== Recorded data ==
** START **
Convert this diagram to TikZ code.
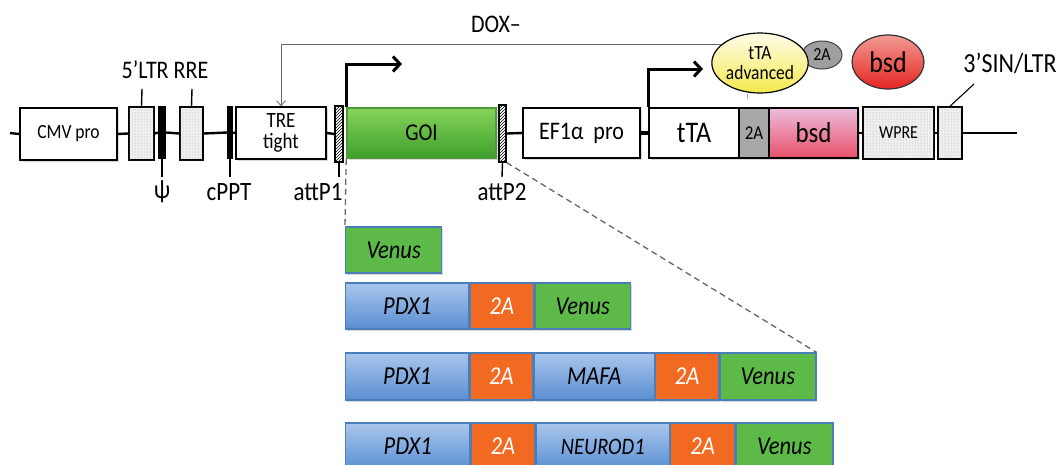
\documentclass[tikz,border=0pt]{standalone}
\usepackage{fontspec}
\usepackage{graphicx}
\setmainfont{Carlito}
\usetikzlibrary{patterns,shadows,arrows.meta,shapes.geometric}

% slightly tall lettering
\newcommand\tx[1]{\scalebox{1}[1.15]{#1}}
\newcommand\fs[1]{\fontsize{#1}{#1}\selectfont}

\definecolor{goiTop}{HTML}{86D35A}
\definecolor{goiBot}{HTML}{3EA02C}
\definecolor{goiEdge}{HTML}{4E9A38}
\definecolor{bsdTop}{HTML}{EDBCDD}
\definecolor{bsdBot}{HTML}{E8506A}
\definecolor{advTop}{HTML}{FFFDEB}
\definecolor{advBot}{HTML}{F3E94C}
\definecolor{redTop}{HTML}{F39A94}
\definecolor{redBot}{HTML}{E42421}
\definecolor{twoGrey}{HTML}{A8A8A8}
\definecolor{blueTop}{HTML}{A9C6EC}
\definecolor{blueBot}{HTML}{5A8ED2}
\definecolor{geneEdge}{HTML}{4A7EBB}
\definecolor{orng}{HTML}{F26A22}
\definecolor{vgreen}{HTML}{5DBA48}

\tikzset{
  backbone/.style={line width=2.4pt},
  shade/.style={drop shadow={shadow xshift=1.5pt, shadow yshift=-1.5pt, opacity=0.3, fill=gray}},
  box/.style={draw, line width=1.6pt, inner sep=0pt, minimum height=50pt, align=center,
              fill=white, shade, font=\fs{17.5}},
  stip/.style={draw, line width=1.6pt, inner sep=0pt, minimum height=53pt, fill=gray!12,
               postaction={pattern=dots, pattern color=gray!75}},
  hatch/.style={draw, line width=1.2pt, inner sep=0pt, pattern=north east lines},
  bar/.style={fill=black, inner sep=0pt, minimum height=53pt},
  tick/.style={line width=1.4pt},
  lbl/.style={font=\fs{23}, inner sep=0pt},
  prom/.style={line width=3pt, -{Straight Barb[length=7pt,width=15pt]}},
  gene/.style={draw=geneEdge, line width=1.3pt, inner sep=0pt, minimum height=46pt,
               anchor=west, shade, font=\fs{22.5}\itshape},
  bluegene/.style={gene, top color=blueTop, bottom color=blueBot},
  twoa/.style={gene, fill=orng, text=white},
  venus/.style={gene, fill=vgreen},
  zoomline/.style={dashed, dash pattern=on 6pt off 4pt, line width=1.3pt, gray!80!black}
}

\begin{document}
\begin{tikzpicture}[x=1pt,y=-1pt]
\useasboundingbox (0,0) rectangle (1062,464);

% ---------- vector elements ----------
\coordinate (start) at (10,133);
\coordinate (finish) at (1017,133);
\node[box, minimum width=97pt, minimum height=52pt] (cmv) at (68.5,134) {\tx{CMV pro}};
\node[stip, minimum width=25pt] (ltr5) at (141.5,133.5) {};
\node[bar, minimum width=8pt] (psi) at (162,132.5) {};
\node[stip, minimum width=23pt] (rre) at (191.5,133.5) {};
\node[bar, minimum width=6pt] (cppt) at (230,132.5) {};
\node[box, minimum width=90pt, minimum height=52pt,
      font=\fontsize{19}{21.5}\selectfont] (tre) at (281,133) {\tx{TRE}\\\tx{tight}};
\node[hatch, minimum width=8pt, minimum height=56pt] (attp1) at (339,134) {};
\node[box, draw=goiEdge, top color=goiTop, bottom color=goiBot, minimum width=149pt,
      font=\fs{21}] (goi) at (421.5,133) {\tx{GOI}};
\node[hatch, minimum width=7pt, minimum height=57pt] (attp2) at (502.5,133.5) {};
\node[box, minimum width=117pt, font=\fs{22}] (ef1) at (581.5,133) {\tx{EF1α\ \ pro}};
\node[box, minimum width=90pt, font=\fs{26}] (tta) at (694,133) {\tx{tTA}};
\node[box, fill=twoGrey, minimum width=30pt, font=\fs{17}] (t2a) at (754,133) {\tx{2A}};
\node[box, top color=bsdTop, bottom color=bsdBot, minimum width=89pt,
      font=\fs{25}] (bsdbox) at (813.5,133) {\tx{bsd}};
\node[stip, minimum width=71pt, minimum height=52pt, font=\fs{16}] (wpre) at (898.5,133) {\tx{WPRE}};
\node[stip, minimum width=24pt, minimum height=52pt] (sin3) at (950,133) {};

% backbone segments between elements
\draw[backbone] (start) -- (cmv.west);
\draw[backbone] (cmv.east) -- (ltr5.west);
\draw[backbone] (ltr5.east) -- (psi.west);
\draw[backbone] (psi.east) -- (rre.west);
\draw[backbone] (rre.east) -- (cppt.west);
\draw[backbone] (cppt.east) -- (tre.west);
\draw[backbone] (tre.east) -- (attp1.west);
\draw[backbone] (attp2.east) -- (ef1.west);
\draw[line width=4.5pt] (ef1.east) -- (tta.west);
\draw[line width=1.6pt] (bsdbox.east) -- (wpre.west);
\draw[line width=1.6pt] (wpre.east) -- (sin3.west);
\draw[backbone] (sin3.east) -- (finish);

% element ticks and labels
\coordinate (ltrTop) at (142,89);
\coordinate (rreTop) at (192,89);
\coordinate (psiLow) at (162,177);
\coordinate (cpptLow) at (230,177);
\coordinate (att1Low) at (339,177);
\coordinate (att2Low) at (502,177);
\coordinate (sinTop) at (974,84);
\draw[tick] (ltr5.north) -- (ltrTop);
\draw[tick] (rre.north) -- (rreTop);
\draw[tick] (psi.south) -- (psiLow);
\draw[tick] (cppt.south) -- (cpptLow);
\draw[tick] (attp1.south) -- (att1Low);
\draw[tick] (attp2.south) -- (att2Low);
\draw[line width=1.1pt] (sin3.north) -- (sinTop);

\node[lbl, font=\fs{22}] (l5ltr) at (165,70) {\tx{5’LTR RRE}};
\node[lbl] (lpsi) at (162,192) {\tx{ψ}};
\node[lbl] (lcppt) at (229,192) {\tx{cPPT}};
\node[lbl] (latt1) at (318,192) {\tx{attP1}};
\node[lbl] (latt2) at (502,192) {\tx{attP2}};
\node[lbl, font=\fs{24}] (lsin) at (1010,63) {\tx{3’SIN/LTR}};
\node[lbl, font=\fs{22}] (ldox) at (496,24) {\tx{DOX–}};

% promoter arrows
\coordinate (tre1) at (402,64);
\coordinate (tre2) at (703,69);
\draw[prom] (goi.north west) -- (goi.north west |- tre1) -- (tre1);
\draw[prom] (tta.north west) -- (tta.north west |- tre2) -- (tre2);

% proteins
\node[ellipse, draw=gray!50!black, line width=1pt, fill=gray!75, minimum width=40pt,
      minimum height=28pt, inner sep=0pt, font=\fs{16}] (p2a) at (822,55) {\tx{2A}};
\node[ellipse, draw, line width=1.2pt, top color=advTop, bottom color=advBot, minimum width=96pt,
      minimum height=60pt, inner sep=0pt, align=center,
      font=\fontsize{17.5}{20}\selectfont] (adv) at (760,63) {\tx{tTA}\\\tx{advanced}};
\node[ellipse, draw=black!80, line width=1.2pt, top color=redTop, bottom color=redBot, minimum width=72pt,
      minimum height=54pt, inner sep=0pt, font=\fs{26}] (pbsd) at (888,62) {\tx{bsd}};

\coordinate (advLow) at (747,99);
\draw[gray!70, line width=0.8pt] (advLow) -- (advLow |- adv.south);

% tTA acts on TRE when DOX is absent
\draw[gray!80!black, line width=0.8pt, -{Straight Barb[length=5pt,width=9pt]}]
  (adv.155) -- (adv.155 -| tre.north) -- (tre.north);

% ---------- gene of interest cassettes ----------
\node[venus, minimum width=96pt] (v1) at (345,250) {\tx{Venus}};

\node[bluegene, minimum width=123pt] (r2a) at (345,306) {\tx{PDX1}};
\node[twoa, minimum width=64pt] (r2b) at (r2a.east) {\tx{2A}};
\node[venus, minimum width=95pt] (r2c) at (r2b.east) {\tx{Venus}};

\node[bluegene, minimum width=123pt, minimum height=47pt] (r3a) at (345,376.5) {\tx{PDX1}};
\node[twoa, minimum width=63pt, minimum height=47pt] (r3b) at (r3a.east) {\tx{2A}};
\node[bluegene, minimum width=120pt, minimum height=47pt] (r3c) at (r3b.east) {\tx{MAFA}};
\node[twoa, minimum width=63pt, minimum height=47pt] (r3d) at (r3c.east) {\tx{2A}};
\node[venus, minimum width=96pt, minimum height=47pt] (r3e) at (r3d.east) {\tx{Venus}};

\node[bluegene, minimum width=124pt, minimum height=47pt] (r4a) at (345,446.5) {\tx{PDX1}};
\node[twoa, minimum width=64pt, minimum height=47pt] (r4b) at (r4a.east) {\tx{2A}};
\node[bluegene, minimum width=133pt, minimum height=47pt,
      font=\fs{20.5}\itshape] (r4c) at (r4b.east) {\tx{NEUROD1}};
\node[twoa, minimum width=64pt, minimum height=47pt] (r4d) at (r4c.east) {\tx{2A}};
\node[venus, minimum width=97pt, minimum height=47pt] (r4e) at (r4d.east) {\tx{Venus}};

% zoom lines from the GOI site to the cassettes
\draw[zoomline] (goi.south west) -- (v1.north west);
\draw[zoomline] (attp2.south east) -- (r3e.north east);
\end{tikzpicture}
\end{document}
** END **
Every line from the top of the material above through the line with "(0,0) rectangle (1062,464);" should be duplicated exactly, please; leave out the pictures.

Convert this diagram to TikZ code.
\documentclass[tikz,border=0pt]{standalone}
\usepackage{fontspec}
\usepackage{graphicx}
\setmainfont{Carlito}
\usetikzlibrary{patterns,shadows,arrows.meta,shapes.geometric}

% slightly tall lettering
\newcommand\tx[1]{\scalebox{1}[1.15]{#1}}
\newcommand\fs[1]{\fontsize{#1}{#1}\selectfont}

\definecolor{goiTop}{HTML}{86D35A}
\definecolor{goiBot}{HTML}{3EA02C}
\definecolor{goiEdge}{HTML}{4E9A38}
\definecolor{bsdTop}{HTML}{EDBCDD}
\definecolor{bsdBot}{HTML}{E8506A}
\definecolor{advTop}{HTML}{FFFDEB}
\definecolor{advBot}{HTML}{F3E94C}
\definecolor{redTop}{HTML}{F39A94}
\definecolor{redBot}{HTML}{E42421}
\definecolor{twoGrey}{HTML}{A8A8A8}
\definecolor{blueTop}{HTML}{A9C6EC}
\definecolor{blueBot}{HTML}{5A8ED2}
\definecolor{geneEdge}{HTML}{4A7EBB}
\definecolor{orng}{HTML}{F26A22}
\definecolor{vgreen}{HTML}{5DBA48}

\tikzset{
  backbone/.style={line width=2.4pt},
  shade/.style={drop shadow={shadow xshift=1.5pt, shadow yshift=-1.5pt, opacity=0.3, fill=gray}},
  box/.style={draw, line width=1.6pt, inner sep=0pt, minimum height=50pt, align=center,
              fill=white, shade, font=\fs{17.5}},
  stip/.style={draw, line width=1.6pt, inner sep=0pt, minimum height=53pt, fill=gray!12,
               postaction={pattern=dots, pattern color=gray!75}},
  hatch/.style={draw, line width=1.2pt, inner sep=0pt, pattern=north east lines},
  bar/.style={fill=black, inner sep=0pt, minimum height=53pt},
  tick/.style={line width=1.4pt},
  lbl/.style={font=\fs{23}, inner sep=0pt},
  prom/.style={line width=3pt, -{Straight Barb[length=7pt,width=15pt]}},
  gene/.style={draw=geneEdge, line width=1.3pt, inner sep=0pt, minimum height=46pt,
               anchor=west, shade, font=\fs{22.5}\itshape},
  bluegene/.style={gene, top color=blueTop, bottom color=blueBot},
  twoa/.style={gene, fill=orng, text=white},
  venus/.style={gene, fill=vgreen},
  zoomline/.style={dashed, dash pattern=on 6pt off 4pt, line width=1.3pt, gray!80!black}
}

\begin{document}
\begin{tikzpicture}[x=1pt,y=-1pt]
\useasboundingbox (0,0) rectangle (1062,464);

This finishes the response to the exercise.